The current proposal is to implement a 3-step strategy of discovery, exploration and mapping.

  1. (Discovery) Add an array to store the layers provided by each cluster

This will be used strictly for discovering the layers provided by the users. layer_key is a combination of ${name}__${type}.

{
  "mappings": {
    "dynamic": false,
    "properties": {
      "maps": {
        "properties": {
          "layers": {
            "properties": {
              "layer_key": {
                "type": "keyword"
              },
              "layer_name": {
                "type": "keyword"
              },
              "layer_type": {
                "type": "keyword"
              }
            }
          }
        }
      }
    }
  }
}
  1. (Exploration) Run aggregation on one of the layer_key, layer_name, or layer_type to discover the layers are provided by all our users.
{
  "size": 0,
  "aggs": {
    "layers": {
      "terms": {
        "field": "maps.layers.layer_key"
      }
    }
  }
}

The Maps team will need to use this data to decide which user-defined layer types and names to gather telemetry from and request an update to the mapping through the pulse team.

  1. (Mapping Update) Layers that seem interesting (from the exploratory phase) can be explicitly mapped under layerTypesCount and emsVectorLayersCount. This way we can control the fields that are mapped, while still keeping the dynamic: false property of telemetry.
{
  "mappings": {
    "dynamic": false,
    "properties": {
      "maps": {
        "properties": {
          "layers": {
            "properties": {
              "layer_key": {
                "type": "keyword"
              },
              "layer_name": {
                "type": "keyword"
              },
              "layer_type": {
                "type": "keyword"
              }
            }
          }
        }
      }
    }
  }
}

Mapping these new fields requires the requesting team (in this case, the Maps team) to open an issue in the telemetry repo for the pulse team to handle. Although this will probably require some back and forth to map new layers to analyze them, it is the only plausible solution we could come up with for now.

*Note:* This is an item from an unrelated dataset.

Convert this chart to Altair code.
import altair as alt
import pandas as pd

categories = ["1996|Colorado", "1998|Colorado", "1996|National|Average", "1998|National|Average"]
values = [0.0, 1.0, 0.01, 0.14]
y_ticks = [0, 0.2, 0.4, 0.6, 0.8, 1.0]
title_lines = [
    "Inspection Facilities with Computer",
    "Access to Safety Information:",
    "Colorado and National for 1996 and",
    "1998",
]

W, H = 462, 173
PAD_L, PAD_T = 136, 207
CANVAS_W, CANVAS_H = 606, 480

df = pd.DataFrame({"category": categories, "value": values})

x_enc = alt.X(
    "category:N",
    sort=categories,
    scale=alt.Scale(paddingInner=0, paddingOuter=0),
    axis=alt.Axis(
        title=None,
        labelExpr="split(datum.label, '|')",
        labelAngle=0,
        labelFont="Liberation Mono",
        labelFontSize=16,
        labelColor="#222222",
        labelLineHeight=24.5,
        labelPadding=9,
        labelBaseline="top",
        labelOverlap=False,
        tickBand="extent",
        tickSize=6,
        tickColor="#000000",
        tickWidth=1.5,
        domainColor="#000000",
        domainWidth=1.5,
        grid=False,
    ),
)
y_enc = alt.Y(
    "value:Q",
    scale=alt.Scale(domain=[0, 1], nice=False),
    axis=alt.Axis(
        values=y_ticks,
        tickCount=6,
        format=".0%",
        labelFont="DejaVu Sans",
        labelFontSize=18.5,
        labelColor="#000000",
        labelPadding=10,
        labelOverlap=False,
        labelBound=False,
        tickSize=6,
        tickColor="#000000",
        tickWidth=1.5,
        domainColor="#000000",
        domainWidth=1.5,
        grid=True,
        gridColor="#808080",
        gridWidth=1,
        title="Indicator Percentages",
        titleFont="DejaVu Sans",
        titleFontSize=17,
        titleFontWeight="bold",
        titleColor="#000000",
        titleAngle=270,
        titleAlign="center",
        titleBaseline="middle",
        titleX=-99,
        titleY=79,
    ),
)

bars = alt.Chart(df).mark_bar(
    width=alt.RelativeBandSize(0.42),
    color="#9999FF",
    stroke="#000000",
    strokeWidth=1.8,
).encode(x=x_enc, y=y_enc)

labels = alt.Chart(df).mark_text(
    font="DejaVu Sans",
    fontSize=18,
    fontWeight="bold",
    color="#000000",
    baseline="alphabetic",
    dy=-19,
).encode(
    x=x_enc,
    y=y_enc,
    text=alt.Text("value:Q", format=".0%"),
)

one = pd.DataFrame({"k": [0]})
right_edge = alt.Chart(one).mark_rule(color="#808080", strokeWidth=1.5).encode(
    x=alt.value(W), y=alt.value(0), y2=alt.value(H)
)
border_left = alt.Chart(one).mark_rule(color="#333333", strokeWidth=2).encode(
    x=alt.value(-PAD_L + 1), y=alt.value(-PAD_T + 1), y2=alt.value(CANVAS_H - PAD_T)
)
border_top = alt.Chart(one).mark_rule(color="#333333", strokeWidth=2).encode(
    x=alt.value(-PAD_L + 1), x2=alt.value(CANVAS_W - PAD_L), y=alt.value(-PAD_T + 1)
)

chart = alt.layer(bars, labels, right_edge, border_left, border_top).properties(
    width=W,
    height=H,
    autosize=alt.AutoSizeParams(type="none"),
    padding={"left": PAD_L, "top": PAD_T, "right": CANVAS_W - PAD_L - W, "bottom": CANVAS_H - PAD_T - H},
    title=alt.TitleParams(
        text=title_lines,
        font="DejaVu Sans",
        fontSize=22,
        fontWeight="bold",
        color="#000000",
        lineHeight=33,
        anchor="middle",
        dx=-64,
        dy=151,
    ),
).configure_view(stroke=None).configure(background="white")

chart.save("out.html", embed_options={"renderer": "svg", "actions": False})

Using an analyzer (for exploration of new fields)

It is worth exploring adding an analyzer for the layer_key field to be able to search on the layer_name, or type while still maintaining the relationship between the two since non-nested arrays cannot be queries in that manner.

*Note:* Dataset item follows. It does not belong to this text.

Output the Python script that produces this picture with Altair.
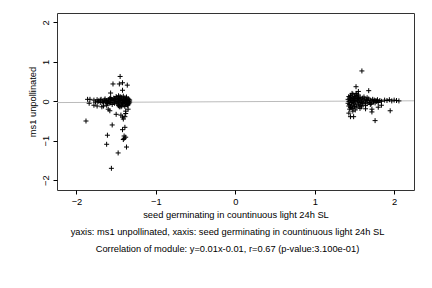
import altair as alt
import pandas as pd

# Left cluster (x around -1.9 .. -1.33)
left_x = [-1.78, -1.76, -1.74, -1.72, -1.70, -1.69, -1.67, -1.66, -1.65, -1.64,
          -1.63, -1.62, -1.61, -1.60, -1.59, -1.58, -1.57, -1.56, -1.55, -1.54,
          -1.53, -1.52, -1.51, -1.50, -1.49, -1.48, -1.48, -1.47, -1.46, -1.46,
          -1.45, -1.44, -1.44, -1.43, -1.43, -1.42, -1.42, -1.41, -1.41, -1.40,
          -1.40, -1.39, -1.39, -1.38, -1.38, -1.37, -1.37, -1.36, -1.36, -1.35,
          -1.35, -1.34, -1.34, -1.34, -1.33, -1.33, -1.53, -1.58, -1.62, -1.66,
          -1.68, -1.50, -1.45, -1.41, -1.37, -1.35, -1.47, -1.43, -1.39, -1.36,
          -1.52, -1.49, -1.55, -1.57, -1.60, -1.64, -1.70, -1.73, -1.47, -1.44,
          # outliers
          -1.88, -1.56, -1.475, -1.62, -1.61, -1.55, -1.45, -1.54, -1.46, -1.42,
          -1.36, -1.42, -1.57, -1.60, -1.58, -1.40, -1.38, -1.41, -1.39, -1.42,
          -1.37, -1.42, -1.38, -1.39, -1.50, -1.44, -1.35, -1.41, -1.46, -1.84,
          -1.78, -1.74, -1.86, -1.83, -1.40, -1.38]
left_y = [0.03, -0.02, 0.04, 0.01, -0.03, 0.05, 0.00, -0.04, 0.03, 0.06,
          -0.02, 0.02, -0.06, 0.04, 0.00, 0.07, -0.03, 0.05, -0.08, 0.02,
          0.08, -0.05, 0.03, -0.01, 0.09, -0.07, 0.04, 0.00, -0.04, 0.07,
          0.02, -0.09, 0.05, -0.02, 0.10, 0.01, -0.06, 0.06, -0.03, 0.03,
          -0.10, 0.00, 0.08, -0.05, 0.04, -0.01, 0.09, -0.08, 0.02, -0.03,
          0.06, 0.00, -0.06, 0.05, -0.02, 0.03, -0.02, -0.05, -0.10, -0.12,
          -0.14, 0.12, 0.12, 0.13, 0.11, -0.09, -0.11, -0.12, -0.13, -0.10,
          0.06, -0.04, 0.03, 0.09, -0.02, 0.01, 0.03, -0.01, 0.14, -0.14,
          # outliers
          -0.50, -1.70, -1.31, -1.09, -0.86, -0.60, 0.63, 0.44, 0.44, 0.47,
          0.41, 0.28, 0.21, -0.20, -0.24, -0.94, -0.91, -0.97, -0.66, -0.72,
          -1.16, -0.40, -0.31, -0.39, -0.33, -0.35, -0.20, -0.45, -0.14, -0.05,
          -0.10, -0.12, 0.05, 0.05, -0.88, -0.25]

# Right cluster (x around 1.42 .. 2.07)
right_x = [1.42, 1.42, 1.43, 1.43, 1.43, 1.44, 1.44, 1.45, 1.45, 1.45,
           1.46, 1.46, 1.47, 1.47, 1.48, 1.48, 1.48, 1.49, 1.49, 1.50,
           1.50, 1.50, 1.51, 1.51, 1.52, 1.52, 1.53, 1.53, 1.54, 1.54,
           1.55, 1.55, 1.56, 1.56, 1.57, 1.57, 1.58, 1.58, 1.59, 1.60,
           1.60, 1.61, 1.62, 1.63, 1.64, 1.65, 1.66, 1.67, 1.68, 1.69,
           1.70, 1.71, 1.72, 1.73, 1.74, 1.75, 1.76, 1.77, 1.78, 1.79,
           1.80, 1.82, 1.84, 1.44, 1.47, 1.51, 1.55, 1.59, 1.46, 1.53,
           1.57, 1.62, 1.66, 1.70, 1.64,
           # tail
           1.88, 1.91, 1.94, 1.97, 2.00, 2.03, 2.06,
           # outliers
           1.594, 1.52, 1.68, 1.55, 1.52, 1.95, 1.76, 1.45, 1.49, 1.48,
           1.72, 1.72, 1.64, 1.80, 1.84, 1.43]
right_y = [0.05, -0.05, 0.12, -0.12, 0.00, 0.08, -0.08, 0.15, -0.15, 0.02,
           -0.03, 0.10, -0.10, 0.05, 0.18, -0.18, 0.00, 0.07, -0.06, 0.12,
           -0.13, 0.02, -0.02, 0.09, -0.09, 0.15, 0.04, -0.15, 0.00, 0.11,
           -0.07, 0.07, -0.12, 0.03, 0.10, -0.03, -0.10, 0.06, 0.00, 0.08,
           -0.06, 0.03, -0.04, 0.06, -0.02, 0.04, -0.05, 0.02, 0.06, -0.03,
           0.03, -0.06, 0.01, 0.05, -0.02, 0.03, -0.04, 0.02, 0.00, 0.04,
           -0.03, 0.02, 0.00, -0.20, 0.20, -0.22, 0.16, -0.14, -0.16, 0.19,
           -0.18, 0.11, 0.09, -0.08, -0.11,
           # tail
           0.03, 0.02, 0.04, 0.01, 0.03, 0.02, 0.01,
           # outliers
           0.77, 0.37, 0.27, 0.25, 0.20, -0.24, -0.49, -0.39, -0.39, -0.25,
           -0.20, -0.27, -0.19, -0.15, -0.10, -0.30]

# Regression line from caption: y = 0.01x - 0.01
line_x = [-2.245, 2.25]
line_y = [-0.032, 0.0125]

x_ticks = [-2, -1, 0, 1, 2]
y_ticks = [-2, -1, 0, 1, 2]

caption = ["yaxis: ms1 unpollinated, xaxis: seed germinating in countinuous light 24h SL",
           "Correlation of module: y=0.01x-0.01, r=0.67 (p-value:3.100e-01)"]

pts = pd.DataFrame({"x": left_x + right_x, "y": left_y + right_y})
lines = pd.DataFrame({"x": line_x, "y": line_y})

FONT = "Liberation Sans"
FS = 9.3
xscale = alt.Scale(domain=[-2.245, 2.25], nice=False, zero=False)
yscale = alt.Scale(domain=[-2.25, 2.24], nice=False, zero=False)

xaxis = alt.Axis(values=x_ticks, format="d", title="seed germinating in countinuous light 24h SL",
                 grid=False, domain=False, tickColor="black", tickSize=4,
                 labelFont=FONT, labelFontSize=FS, labelColor="black", labelPadding=3,
                 titleFont=FONT, titleFontSize=FS, titleFontWeight="normal",
                 titleColor="black", titlePadding=4)
yaxis = alt.Axis(values=y_ticks, format="d", title="ms1 unpollinated",
                 grid=False, domain=False, tickColor="black", tickSize=4,
                 labelAngle=270, labelAlign="center", labelBaseline="bottom",
                 labelFont=FONT, labelFontSize=FS, labelColor="black", labelPadding=3,
                 titleFont=FONT, titleFontSize=FS, titleFontWeight="normal",
                 titleColor="black", titlePadding=4)

reg = alt.Chart(lines).mark_line(color="#bbbbbb", strokeWidth=1, clip=True).encode(
    x=alt.X("x:Q", scale=xscale, axis=xaxis),
    y=alt.Y("y:Q", scale=yscale, axis=yaxis),
)

plus = "M-1,0L1,0M0,-1L0,1"
points = alt.Chart(pts).mark_point(shape=plus, filled=False, color="black",
                                   strokeWidth=1, size=25, opacity=1).encode(
    x=alt.X("x:Q", scale=xscale),
    y=alt.Y("y:Q", scale=yscale),
)

chart = alt.layer(reg, points).properties(
    width=357, height=177,
    background="white",
    autosize=alt.AutoSizeParams(type="none"),
    padding={"left": 57, "top": 13, "right": 18, "bottom": 98},
    title=alt.TitleParams(text=caption, orient="bottom", font=FONT, fontSize=FS,
                          fontWeight="normal", color="black", lineHeight=17,
                          offset=8, anchor="middle", dx=-8),
).configure_view(stroke="#333333", strokeWidth=1)

chart.save("out.html", embed_options={"renderer": "svg", "actions": False})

Other explorations (dynamic_templates)

We have played around with using dynamic templates. The approach is great as it allows us to map fields that can follow a strict pattern. This does not work in the maps situation since users can be sending arbitrary layer names, hence re-creating the main issue why dynamic mapping is set to false in the first place.

{
  "mappings": {
    "dynamic": false,
    "properties": {
      "maps": {
        "type": "object",
        "dynamic": true
      }
    },
    "dynamic_templates": [
        {
          "mapsFields": {
            "path_match": "maps.count_*",
            "mapping": {
                "key": {
                  "type": "keyword"
              },
              "min": {
                  "type": "long"
              },
              "max": {
                  "type": "long"
              },
              "avg": {
                  "type": "long"
              }
            }
          }
        }
      }
    }
  ]
}
afharo commented 3 years ago

@Bamieh do you think we can close this issue now that we have the schema definitions?

Maybe @mindbat wants to provide some input regarding this piece of telemetry?

elasticmachine commented 3 years ago

Pinging @elastic/kibana-core (Team:Core)

mindbat commented 3 years ago

@afharo Perhaps with the push for moving to Telemetry-Next, we can re-open the discussion of dynamic fields for the Maps team, via an issue on the Infra repo?

@alexfrancoeur What do you think?

afharo commented 3 years ago

@mindbat sure! My point is that the current schema regarding maps provides the DYNAMIC_KEY keyword: https://github.com/elastic/kibana/blob/master/x-pack/plugins/maps/server/maps_telemetry/collectors/register.ts#L44-L50

If that's good enough for Telemetry-Next, I think we can close this issue.

alexfrancoeur commented 3 years ago

Before closing, we probably want the Maps team to weigh in. While I'm fortunate to have a history with this amazing team, I'm no longer part of it. @kmartastic @thomasneirynck thoughts on the Telemetry thread here?

kmartastic commented 3 years ago

I'm not quite sure I understand what's being discussed. Actually, I'm quite sure I don't.

What is Telemetry-Next? Is that a project? schema? Is there a solution for working with dynamic fields within Telemetry-Next? We have a growing need for capturing this data as we are adding new layer types and want to track usage.

@alexfrancoeur @thomasneirynck @afharo

afharo commented 3 years ago

Hi @kmartastic,

Telemetry-Next is a new take to the way we store the data in the Remote Telemetry Service. Allowing dynamic keys, or even array structures, if preferred. For more details, reach out on the #telemetry-next Slack channel.

The schema is how Kibana defines the "contract" of the usage reported by each collector so the Remote Telemetry Service knows what to expect and what's changed in each version.

Re this specific issue, Maps have 2 fields that are objects where the keys cannot be known beforehand. For now, we've worked around them when defining their schema by setting the key name DYNAMIC_KEY. My question is whether we think that's enough for this use case or if we want to work further into a better structure/definition.

teresaalvarezsoler commented 2 years ago

@alexfrancoeur can we close this issue?

elasticmachine commented 1 year ago

Pinging @elastic/kibana-presentation (Team:Presentation)

afharo commented 1 year ago

I'll go ahead and close this issue. From the last few comments, it seems that both teams are asking each other if we could close it 😅

Feel free to reopen if you think that any additional work is needed.